25 February, 2008


I have a lot of photographs. Doesn't everyone. I not only have my own, Tom's, but also my father's and my grandfather's, oh and quite a lot that predate my grandfather, featuring severe looking people with large beards and long dresses though not usually at the same time. A few years ago I inherited my grandparents' archive - I showed interest in it when I think other grandchildren hadn't, and aren't they laughing now. I realised that an archive is just a load of old paper and pictures in boxes unless it is catalogued and organised and people can see what is in it. A large part of my archive is photographic as my grandfather was a good and keen photographer from the age of 17 in 1925. He died in 1996 and took photographs every year of his life after he received his first camera. I know when his first photograph was taken because I have the negative with his note. And this brings me to the point of my post.

Before digital we had film and negatives and they too often get shoved in shoe boxes. I have a friend who routinely bins the negatives and keeps the prints. WRONG! Tom has a shoe box stuffed full of prints and negatives with almost no information on what the pictures are of. My grandfather, keen and good photographer that he was, apparently spent his life promising to put the pictures in albums and almost never did. I have now scanned in all his negatives, all those of my father and am working on my own. I am storing the negatives properly in light tight filing boxes and in archive quality filing sheets. Anal, I know, but what Grandpa thought was a snap of his children as babies can become very important to their children in the years to come. So having spent the past two years and counting, sorting out all these photographs I have a few tips for anyone else faced with an even vaguely similar situation.

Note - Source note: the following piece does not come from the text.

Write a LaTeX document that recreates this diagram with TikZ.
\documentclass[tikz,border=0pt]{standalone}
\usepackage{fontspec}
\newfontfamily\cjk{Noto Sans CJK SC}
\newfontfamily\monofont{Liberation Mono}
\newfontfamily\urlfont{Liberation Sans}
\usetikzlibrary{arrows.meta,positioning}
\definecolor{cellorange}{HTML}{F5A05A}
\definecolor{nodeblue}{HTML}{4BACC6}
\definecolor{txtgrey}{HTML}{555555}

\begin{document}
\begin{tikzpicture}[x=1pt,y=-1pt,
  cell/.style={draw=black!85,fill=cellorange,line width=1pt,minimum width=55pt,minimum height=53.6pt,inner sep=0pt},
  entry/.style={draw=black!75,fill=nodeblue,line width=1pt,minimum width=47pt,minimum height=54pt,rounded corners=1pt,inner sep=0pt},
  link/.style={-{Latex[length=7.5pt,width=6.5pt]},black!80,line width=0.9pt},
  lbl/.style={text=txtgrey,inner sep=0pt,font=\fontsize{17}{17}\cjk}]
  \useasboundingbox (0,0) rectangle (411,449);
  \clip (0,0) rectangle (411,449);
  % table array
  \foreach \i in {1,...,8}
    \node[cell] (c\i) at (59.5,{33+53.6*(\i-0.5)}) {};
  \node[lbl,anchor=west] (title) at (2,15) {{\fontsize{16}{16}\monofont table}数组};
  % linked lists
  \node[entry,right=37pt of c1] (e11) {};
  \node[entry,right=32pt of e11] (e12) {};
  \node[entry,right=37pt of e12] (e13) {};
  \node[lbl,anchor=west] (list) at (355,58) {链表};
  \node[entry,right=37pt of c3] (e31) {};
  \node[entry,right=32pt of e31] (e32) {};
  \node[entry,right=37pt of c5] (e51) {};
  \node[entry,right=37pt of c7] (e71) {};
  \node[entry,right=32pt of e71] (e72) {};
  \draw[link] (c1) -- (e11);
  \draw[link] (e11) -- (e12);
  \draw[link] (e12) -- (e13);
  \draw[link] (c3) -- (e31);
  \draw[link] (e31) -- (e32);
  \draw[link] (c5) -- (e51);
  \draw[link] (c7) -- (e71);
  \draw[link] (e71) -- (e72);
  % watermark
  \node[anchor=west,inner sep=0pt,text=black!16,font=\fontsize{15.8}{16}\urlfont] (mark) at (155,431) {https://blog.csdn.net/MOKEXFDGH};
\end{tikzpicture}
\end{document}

1. Given a choice between keeping prints and negatives, always keep the negatives. Save the prints you like and keep all the negatives. I have produced beautiful prints from negatives over 60 years old when the corresponding prints have yellowed and aged and curved or been creased or eaten by silverfish. One print is just one print at a particular size, on a certain kind of paper. a negative has the potential to be anything and any size you want. The other plus on this is that negatives take up less space. You can buy files from Manufactum including the negative sheets and another source of useful filing material is Secol who do archive quality storage for museums.

2. If you fancy scanning your old negatives in, then get a good scanner to do it. I bought a Canon which could do medium and large format negatives, as well as slides and 35 mm, and is of course also a standard flatbed scanner. It can do up to 36 35mm negatives in one go, though you of course have to check them and save them individually. Did I mention the two years and counting...?

3. Once scanned, tag your pictures. Negatives on your hard drive or flickr or whatever are no easier to find if you haven't tagged them. I-photo can do this. I use GraphicConverter which allows you to tag things in batches which is handy. Think about how you will want to look at them. For example, I have over 70 years worth of pictures of a family. Some people want to see all the pictures of their mother at whatever age. Others, all those of a particular place, or an event. Or a year. It's time consuming but really does add to the experience.

And for that matter, even if you can't be bothered with scanning and so on, label your pictures. I have so many old pictures of places and people and times that I know next to nothing about. And some were so old Grandma didn't know who they were either. We're talking crinolines here. Now you can say, who cares. But I always think it's sad when you see old photos being sold with no note as to who someone is. Someone knew once. The picture had meaning, and now not knowing, it has lost much of it.

Enough whimsy and back to the list.

4. Back up. Back up. Back up. Of course if you're me, you have the lovely Tom to sort out your storage issues and your backups and so forth. I trust him and he will be dead meat if it ever fails. I'm sure I mentioned the two years and counting.

5. Lastly, and this is about the pictures you are taking now. A tip from my super-organised friend Hilary who gives excellent advice on so much in life. She puts her newly taken pictures straight into an album. Radical I know. I now do this and as we are now digital I use myphotobook. I was using Bonusprint but they don't support the mac so had to find another source. I like to put my albums together on my computer which limits which software you can use. Bonusprint are all right but the printing and paper quality of myphotobook is far far superior. Gorgeous thick paper, good printing and you can put a picture and text on the front. Only downside is that it takes years to upload a book. The books can seem expensive but when you count the cost of printing out your pictures and putting them into a pretty album, they do work out cheaper. Also good when you have young children - mine love looking through photographs of themselves and now they can't pull them out.

Postscript - look I was going to be a good girl and add all the right links to all the right sites but it's gone 10 pm, I'm tired because this is the 10th night without Tom and I miss him and yes that is a lot because managing life with two small girls on your own is hard work (single parents are admirable - which is my English way of saying Respect). Anyway where was I. Oh yes, I'm tired and I'll get to the links later... hey google them.

Post postscript - In case you were wondering, Tom hasn't left. Leastways he says he's coming back next week.

UPDATE: Tom is home, I'm not so tired and the links are added.